• Stated goal
It is required that the lines from the top of the listing through the line with "Chart.register(...registerables);" be reproduced exactly, excluding pictures.

• Supplied material
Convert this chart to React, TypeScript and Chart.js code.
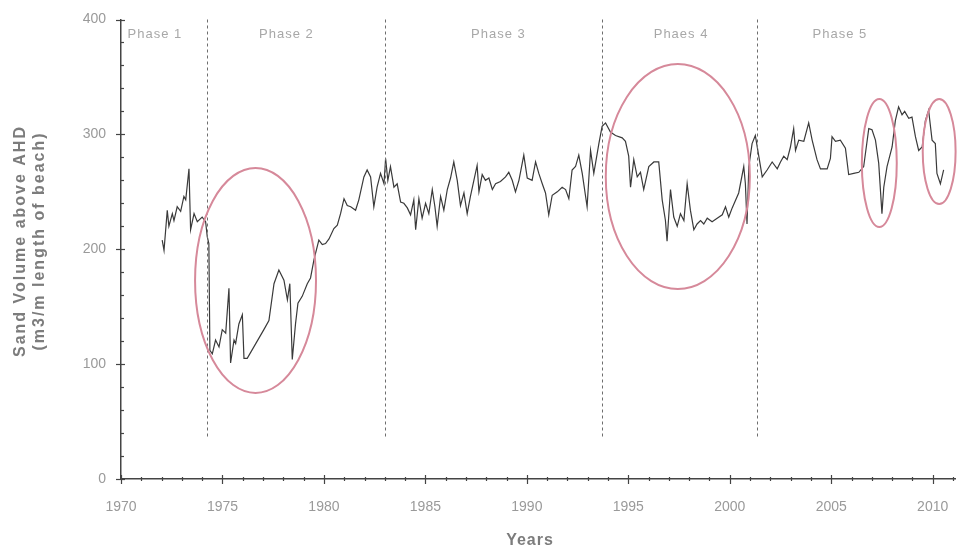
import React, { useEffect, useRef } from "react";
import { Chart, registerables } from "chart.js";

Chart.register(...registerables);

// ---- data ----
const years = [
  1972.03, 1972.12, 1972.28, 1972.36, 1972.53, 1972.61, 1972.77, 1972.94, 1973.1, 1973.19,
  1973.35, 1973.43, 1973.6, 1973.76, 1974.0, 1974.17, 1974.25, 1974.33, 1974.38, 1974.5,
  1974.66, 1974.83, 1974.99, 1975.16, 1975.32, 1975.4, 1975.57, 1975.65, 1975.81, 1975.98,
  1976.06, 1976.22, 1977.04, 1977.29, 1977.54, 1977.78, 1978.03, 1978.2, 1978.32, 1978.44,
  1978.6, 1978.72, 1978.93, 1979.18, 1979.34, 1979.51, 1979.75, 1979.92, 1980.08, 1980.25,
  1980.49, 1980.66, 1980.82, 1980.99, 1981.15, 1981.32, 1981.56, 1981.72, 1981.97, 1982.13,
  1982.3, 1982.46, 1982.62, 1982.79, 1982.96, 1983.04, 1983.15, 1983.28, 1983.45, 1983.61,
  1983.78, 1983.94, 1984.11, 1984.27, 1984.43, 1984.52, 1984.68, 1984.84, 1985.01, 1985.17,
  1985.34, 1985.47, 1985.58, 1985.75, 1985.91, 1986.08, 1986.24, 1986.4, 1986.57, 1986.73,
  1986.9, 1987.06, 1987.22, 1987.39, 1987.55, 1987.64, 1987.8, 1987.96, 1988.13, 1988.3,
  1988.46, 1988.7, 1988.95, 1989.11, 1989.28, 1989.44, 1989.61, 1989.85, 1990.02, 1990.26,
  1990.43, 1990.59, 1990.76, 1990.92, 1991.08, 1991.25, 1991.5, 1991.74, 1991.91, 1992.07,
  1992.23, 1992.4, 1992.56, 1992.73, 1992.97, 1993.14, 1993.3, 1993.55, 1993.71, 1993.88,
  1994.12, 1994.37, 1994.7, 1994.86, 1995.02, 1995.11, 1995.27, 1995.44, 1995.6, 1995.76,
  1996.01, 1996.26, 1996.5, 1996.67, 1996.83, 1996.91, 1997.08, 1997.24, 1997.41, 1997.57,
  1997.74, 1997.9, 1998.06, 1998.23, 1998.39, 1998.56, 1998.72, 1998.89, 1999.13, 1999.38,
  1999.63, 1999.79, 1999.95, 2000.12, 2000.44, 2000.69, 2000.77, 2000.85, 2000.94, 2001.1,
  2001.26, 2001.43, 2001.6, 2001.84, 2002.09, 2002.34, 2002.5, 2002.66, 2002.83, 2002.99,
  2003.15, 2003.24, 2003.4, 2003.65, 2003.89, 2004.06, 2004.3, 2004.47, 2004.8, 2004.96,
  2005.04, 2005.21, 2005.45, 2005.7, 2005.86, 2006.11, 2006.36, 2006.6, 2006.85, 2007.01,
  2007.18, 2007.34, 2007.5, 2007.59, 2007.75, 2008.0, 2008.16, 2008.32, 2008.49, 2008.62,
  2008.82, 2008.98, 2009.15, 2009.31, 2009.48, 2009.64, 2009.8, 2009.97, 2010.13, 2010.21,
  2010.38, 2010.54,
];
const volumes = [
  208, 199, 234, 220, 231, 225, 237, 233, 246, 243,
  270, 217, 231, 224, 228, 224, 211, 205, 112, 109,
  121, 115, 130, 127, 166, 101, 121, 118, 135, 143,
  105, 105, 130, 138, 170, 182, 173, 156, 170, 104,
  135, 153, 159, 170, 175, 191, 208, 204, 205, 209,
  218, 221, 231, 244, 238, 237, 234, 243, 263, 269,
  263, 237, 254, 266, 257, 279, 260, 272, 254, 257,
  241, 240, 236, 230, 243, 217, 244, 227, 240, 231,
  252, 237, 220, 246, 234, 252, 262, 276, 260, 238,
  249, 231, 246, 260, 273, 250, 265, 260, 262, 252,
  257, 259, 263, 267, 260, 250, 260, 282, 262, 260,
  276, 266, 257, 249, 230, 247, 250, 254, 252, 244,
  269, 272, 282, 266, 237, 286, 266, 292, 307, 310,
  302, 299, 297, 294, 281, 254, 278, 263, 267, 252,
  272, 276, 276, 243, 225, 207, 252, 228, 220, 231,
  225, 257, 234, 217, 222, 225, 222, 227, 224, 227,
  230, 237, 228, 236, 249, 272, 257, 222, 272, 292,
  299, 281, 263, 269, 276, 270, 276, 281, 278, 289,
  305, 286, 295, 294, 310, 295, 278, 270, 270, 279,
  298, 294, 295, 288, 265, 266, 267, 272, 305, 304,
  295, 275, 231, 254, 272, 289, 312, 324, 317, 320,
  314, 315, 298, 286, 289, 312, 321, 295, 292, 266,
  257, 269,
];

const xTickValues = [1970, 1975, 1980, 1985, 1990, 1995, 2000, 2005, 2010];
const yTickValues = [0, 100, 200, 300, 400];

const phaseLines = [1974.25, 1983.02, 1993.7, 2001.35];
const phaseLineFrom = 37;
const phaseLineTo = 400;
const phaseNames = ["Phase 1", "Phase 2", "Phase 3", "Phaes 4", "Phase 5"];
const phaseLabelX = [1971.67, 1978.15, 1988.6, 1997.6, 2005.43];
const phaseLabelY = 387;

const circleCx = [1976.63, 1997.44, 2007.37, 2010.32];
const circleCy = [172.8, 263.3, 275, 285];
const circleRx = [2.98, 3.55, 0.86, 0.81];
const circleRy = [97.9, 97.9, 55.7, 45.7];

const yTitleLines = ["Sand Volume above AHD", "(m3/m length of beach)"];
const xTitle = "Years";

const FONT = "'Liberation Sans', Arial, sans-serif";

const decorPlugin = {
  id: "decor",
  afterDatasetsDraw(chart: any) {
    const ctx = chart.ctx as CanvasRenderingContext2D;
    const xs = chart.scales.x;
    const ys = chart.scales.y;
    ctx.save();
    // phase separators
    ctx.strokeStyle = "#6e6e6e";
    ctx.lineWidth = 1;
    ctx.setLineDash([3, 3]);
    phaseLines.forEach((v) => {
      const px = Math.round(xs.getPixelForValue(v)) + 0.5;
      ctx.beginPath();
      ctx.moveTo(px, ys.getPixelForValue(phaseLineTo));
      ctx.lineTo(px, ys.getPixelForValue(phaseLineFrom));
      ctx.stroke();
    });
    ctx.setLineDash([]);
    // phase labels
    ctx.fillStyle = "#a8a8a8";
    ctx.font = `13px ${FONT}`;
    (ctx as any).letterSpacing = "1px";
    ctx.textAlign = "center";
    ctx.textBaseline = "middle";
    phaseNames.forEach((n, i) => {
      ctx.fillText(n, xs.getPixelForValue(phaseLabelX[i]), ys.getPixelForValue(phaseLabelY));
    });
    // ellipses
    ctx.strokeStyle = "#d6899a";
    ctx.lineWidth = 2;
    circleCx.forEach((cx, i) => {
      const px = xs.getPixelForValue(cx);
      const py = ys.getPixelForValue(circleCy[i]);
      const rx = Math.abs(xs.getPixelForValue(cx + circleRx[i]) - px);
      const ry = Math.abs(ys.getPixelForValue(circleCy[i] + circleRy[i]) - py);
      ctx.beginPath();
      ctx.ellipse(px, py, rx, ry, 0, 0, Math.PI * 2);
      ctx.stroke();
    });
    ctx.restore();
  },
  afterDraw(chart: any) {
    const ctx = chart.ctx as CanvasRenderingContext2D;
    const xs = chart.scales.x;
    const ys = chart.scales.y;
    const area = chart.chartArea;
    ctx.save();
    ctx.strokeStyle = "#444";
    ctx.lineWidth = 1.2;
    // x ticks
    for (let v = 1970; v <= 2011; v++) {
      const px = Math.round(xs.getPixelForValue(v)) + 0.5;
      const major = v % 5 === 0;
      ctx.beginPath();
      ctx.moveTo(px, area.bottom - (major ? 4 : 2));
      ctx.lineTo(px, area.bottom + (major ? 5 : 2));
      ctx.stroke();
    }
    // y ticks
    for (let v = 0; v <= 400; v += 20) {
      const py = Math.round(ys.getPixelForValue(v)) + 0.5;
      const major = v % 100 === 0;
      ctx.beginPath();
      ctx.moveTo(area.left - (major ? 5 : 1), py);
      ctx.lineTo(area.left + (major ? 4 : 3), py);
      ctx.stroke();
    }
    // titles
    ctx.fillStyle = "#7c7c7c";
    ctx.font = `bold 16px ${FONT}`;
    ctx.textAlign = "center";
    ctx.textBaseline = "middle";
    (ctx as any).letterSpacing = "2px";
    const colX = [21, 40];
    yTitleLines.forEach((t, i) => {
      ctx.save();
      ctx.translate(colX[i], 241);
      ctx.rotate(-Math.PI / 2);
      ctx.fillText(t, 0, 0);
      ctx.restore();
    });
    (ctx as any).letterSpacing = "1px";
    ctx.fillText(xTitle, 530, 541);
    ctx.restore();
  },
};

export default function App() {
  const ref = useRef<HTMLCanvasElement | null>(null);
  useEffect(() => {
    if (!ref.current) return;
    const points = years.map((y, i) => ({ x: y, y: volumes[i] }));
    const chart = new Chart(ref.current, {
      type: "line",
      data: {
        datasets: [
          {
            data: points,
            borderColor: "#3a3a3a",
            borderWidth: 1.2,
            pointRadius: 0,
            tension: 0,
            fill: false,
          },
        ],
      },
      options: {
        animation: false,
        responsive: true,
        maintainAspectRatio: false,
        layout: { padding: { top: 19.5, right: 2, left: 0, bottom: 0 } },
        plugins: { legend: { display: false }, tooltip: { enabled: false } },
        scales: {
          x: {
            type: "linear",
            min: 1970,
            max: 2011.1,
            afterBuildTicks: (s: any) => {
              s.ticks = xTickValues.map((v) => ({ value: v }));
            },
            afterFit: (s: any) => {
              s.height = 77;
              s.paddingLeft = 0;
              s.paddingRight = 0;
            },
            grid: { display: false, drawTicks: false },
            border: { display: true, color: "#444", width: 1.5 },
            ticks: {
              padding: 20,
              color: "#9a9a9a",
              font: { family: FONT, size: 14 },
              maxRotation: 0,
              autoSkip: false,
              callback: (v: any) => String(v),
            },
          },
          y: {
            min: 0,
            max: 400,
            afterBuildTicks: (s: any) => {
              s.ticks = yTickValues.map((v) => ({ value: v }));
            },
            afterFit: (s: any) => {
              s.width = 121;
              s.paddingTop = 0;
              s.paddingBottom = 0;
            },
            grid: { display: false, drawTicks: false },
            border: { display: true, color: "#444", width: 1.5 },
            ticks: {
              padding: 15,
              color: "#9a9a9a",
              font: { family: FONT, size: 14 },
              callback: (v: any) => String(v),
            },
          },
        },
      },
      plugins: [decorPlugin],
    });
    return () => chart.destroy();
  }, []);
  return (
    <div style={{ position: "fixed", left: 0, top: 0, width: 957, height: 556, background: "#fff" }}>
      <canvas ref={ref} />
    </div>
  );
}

• Reply
Convert this chart to React, TypeScript and Chart.js code.
import React, { useEffect, useRef } from "react";
import { Chart, registerables } from "chart.js";

Chart.register(...registerables);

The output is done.